_WRITTEN REQUEST_. Show each line of the data below that has the string "this" in it.

· · ·

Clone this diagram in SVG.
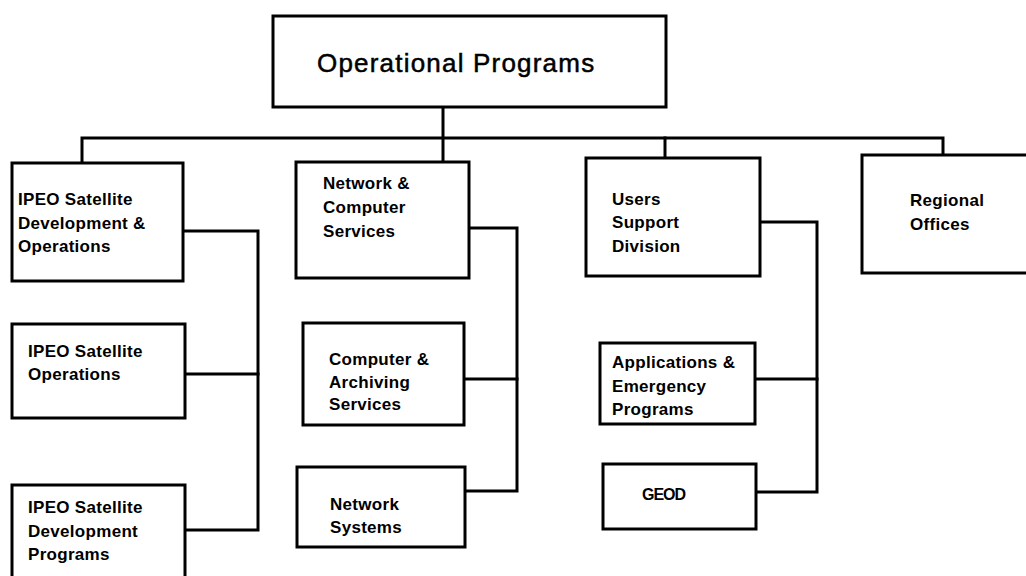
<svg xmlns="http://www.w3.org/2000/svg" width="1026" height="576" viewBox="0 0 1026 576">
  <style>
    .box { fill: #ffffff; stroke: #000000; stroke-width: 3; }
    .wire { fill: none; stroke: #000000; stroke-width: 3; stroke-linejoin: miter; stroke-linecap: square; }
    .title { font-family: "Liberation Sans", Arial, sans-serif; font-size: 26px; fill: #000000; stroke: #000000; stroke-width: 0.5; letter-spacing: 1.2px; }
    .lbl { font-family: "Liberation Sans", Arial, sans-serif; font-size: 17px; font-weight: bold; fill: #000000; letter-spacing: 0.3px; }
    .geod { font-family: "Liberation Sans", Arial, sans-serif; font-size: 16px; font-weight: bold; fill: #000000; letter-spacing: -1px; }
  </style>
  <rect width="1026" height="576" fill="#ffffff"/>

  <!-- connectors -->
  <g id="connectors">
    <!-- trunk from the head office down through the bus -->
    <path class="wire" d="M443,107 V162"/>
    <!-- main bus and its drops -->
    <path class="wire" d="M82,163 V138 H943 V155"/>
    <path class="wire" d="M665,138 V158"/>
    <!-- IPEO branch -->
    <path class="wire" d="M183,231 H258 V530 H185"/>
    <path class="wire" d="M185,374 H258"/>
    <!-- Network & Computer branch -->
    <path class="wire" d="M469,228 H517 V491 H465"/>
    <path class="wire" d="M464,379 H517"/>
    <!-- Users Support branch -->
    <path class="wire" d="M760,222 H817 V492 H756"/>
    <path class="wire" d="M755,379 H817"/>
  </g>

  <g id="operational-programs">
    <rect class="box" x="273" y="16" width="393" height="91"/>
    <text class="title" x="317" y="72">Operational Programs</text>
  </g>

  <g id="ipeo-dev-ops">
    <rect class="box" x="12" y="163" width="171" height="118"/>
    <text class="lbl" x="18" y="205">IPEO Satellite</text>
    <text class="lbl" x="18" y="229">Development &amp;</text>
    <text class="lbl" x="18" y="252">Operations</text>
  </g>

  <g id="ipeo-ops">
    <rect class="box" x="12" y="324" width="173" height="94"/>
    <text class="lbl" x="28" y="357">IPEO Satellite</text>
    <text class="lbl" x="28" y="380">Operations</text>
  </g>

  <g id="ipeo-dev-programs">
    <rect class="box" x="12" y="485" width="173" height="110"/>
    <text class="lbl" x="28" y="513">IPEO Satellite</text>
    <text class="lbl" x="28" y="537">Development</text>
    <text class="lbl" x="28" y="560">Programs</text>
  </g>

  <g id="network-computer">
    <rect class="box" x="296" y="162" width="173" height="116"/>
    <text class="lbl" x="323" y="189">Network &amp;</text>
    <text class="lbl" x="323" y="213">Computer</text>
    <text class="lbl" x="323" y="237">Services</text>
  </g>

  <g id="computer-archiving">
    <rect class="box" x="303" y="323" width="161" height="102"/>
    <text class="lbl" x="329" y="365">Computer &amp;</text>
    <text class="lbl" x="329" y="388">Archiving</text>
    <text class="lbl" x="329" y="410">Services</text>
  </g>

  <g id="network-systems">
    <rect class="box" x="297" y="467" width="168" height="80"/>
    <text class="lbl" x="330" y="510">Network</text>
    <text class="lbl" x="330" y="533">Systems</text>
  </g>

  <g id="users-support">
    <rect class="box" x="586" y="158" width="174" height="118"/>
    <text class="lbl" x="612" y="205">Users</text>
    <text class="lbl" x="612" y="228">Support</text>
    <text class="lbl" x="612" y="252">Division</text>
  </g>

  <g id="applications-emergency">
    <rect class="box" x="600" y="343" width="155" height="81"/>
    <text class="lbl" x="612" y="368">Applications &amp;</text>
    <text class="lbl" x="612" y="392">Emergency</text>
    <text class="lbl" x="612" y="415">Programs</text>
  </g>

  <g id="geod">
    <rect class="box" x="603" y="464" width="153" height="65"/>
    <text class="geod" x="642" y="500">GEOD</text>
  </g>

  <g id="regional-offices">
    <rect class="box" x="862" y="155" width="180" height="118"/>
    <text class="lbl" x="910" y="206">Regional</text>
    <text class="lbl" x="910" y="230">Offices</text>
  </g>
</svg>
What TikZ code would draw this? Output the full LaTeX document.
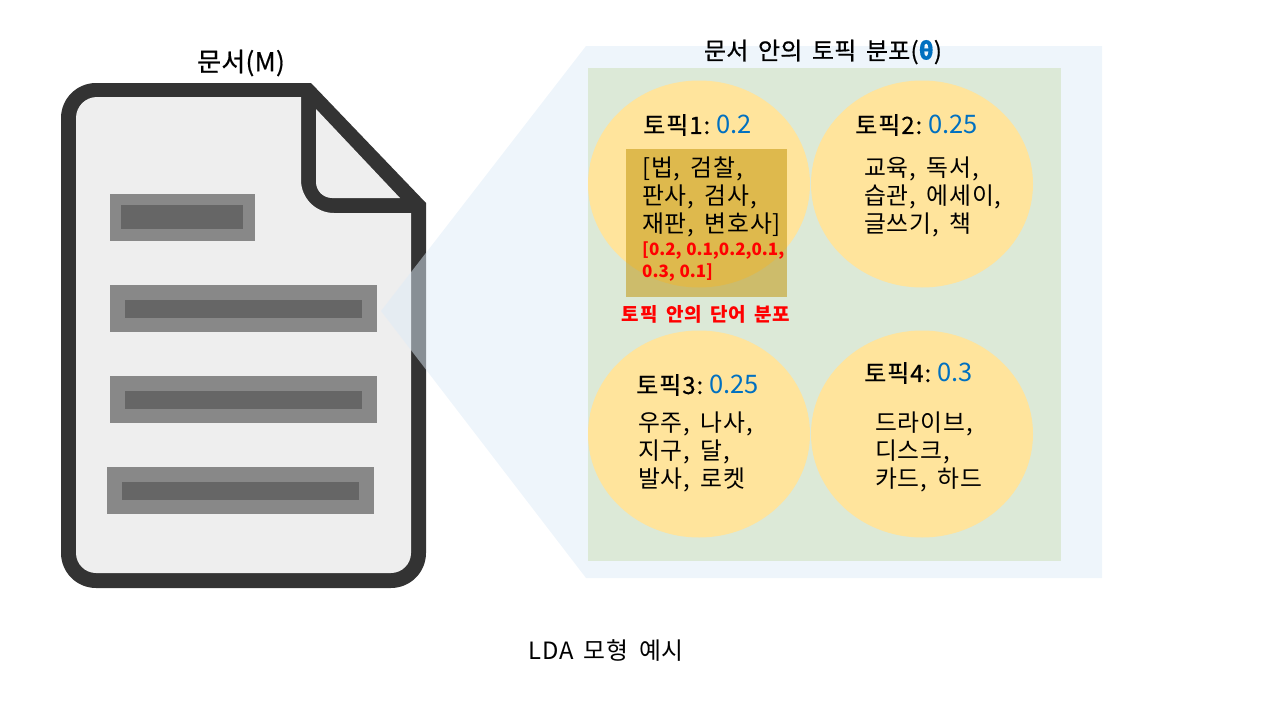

· · ·

_WRITTEN REPLY_.
Clone this diagram in SVG.
What TikZ code would draw this? Output the full LaTeX document.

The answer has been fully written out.